= Timothy A. Cohn =

American hydrologist

Timothy A. Cohn (1957 – February 20, 2017) was an American hydrologist with the US Geological Survey, USGS Science Advisor for Hazards (1998–2001), and lecturer at Johns Hopkins University (2006 - ). Cohn served in the office of Senator Bill Bradley (D-NJ) in 1995-97 as a AAAS Congressional Science Fellow, and worked on the unsuccessful Bradley presidential campaign in 2000. After 2005, Cohn was a member of the Governing Board of the American Institute of Physics.

Cohn's research focused on flood frequency analysis, estimation of nutrient transport in rivers, and the interpretation of trends in hydroclimatological data. Cohn's most controversial research, which has not been fully embraced by the climate science community, suggests that the significance of climate trends may be greatly overstated because it does not consider the possibility that long-term persistence is a component of climatic variability.

Cohn held a B.A. in mathematics from Swarthmore College (1979) and M.A. (1984) and PhD (1986) degrees in water resource systems engineering from Cornell University.

Cohn was an avid marathoner and past president of the Reston Runners organization in Reston, Virginia.

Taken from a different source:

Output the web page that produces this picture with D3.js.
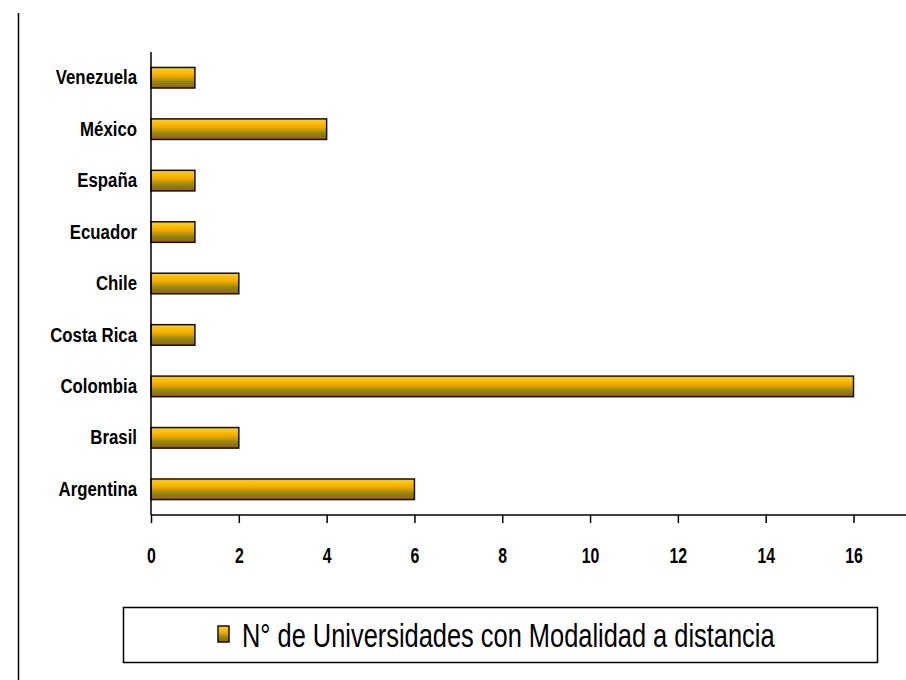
<!DOCTYPE html>
<html>
<head>
<meta charset="utf-8">
<script src="https://cdn.jsdelivr.net/npm/d3@7"></script>
<style>
  body { margin: 0; background: #fff; }
</style>
</head>
<body>
<div id="chart"></div>
<script>
// Data
const countries = ["Venezuela", "México", "España", "Ecuador", "Chile", "Costa Rica", "Colombia", "Brasil", "Argentina"];
const universities = [1, 4, 1, 1, 2, 1, 16, 2, 6];
const xTicks = [0, 2, 4, 6, 8, 10, 12, 14, 16];
const seriesLabel = "N° de Universidades con Modalidad a distancia";

const W = 906, H = 680;
const margin = { top: 52, right: 0, bottom: 165, left: 151 };
const boldFont = "'Liberation Sans', Arial, sans-serif";

const svg = d3.select("#chart").append("svg")
    .attr("width", W).attr("height", H);

// gradient for bars
const defs = svg.append("defs");
const grad = defs.append("linearGradient").attr("id", "barGrad")
    .attr("x1", 0).attr("y1", 0).attr("x2", 0).attr("y2", 1);
[[0, "#e8b0a0"], [0.1, "#ffcc00"], [0.42, "#f2a600"], [0.7, "#8c8a12"], [1, "#a8560e"]]
    .forEach(([o, c]) => grad.append("stop").attr("offset", o).attr("stop-color", c));

// left frame line
svg.append("line").attr("x1", 18.5).attr("x2", 18.5).attr("y1", 13).attr("y2", H)
    .attr("stroke", "#000").attr("stroke-width", 1.5);

const x = d3.scaleLinear().domain([0, 16]).range([margin.left, 853.5]);
const y = d3.scaleBand().domain(countries).range([margin.top, H - margin.bottom]).paddingInner(0.6).paddingOuter(0.3);

// bars
svg.append("g").selectAll("rect").data(countries).enter().append("rect")
    .attr("x", x(0))
    .attr("y", d => y(d))
    .attr("width", (d, i) => x(universities[i]) - x(0))
    .attr("height", y.bandwidth())
    .attr("fill", "url(#barGrad)")
    .attr("stroke", "#111").attr("stroke-width", 1.5);

// y axis (narrow bold labels, squeezed horizontally)
const sy = 0.82;
const yAxis = svg.append("g").attr("transform", `translate(${margin.left},0)`)
    .call(d3.axisLeft(y).tickSize(0).tickPadding(14));
yAxis.select(".domain").attr("stroke", "#000").attr("stroke-width", 1.5)
    .attr("d", `M0,${margin.top}V${H - margin.bottom}`);
yAxis.selectAll(".tick text")
    .attr("x", -14 / sy)
    .attr("transform", `scale(${sy},1)`)
    .style("font-family", boldFont).style("font-weight", "bold")
    .style("font-size", "20.5px").attr("fill", "#000");

// x axis
const sx = 0.72;
const xAxis = svg.append("g").attr("transform", `translate(0,${H - margin.bottom})`)
    .call(d3.axisBottom(x).tickValues(xTicks).tickSize(8).tickPadding(24));
xAxis.select(".domain").attr("stroke", "#000").attr("stroke-width", 1.5)
    .attr("d", `M${margin.left},0H${W}`);
xAxis.selectAll(".tick line").attr("stroke", "#000").attr("stroke-width", 1.5);
xAxis.selectAll(".tick text")
    .attr("transform", `scale(${sx},1)`)
    .style("font-family", boldFont).style("font-weight", "bold")
    .style("font-size", "22px").attr("fill", "#000");

// legend
const sl = 0.77;
const legend = svg.append("g");
legend.append("rect").attr("x", 123.5).attr("y", 607.5).attr("width", 754).attr("height", 55)
    .attr("fill", "#fff").attr("stroke", "#000").attr("stroke-width", 1.5);
legend.append("rect").attr("x", 218).attr("y", 626).attr("width", 11).attr("height", 16)
    .attr("fill", "url(#barGrad)").attr("stroke", "#111").attr("stroke-width", 1.5);
legend.append("text").attr("x", 242 / sl).attr("y", 647)
    .attr("transform", `scale(${sl},1)`)
    .style("font-family", "'Liberation Sans', Arial, sans-serif")
    .style("font-size", "33px").attr("fill", "#000")
    .text(seriesLabel);
</script>
</body>
</html>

Cohn was a board member of the Reston Association.

==Selected publications==
- "Estimating Contaminant Loads in Rivers: An Application of Adjusted Maximum Likelihood to Type I Censored Data," Water Resources Research 41(8), 13 pp., 2005.
- "The Uneasy Courtship of Science and Politics," Eos, 83(49), 3 December 2002. (Reprinted in Water Resources IMPACT, 5(2), pp. 28–29, March 2003.)
- "Recent Advances in Statistical Methods for the Estimation of Sediment and Nutrient Transport in Rivers," chapter 21 in Contributions in Hydrology, US National Report to the IUGG, pp. 1117–1124, 1995.
- Cohn contributed in several areas to the publication of Statistical Methods in Water Resources, particularly to the sections on bias correction in regression, and methods for data below the reporting limit.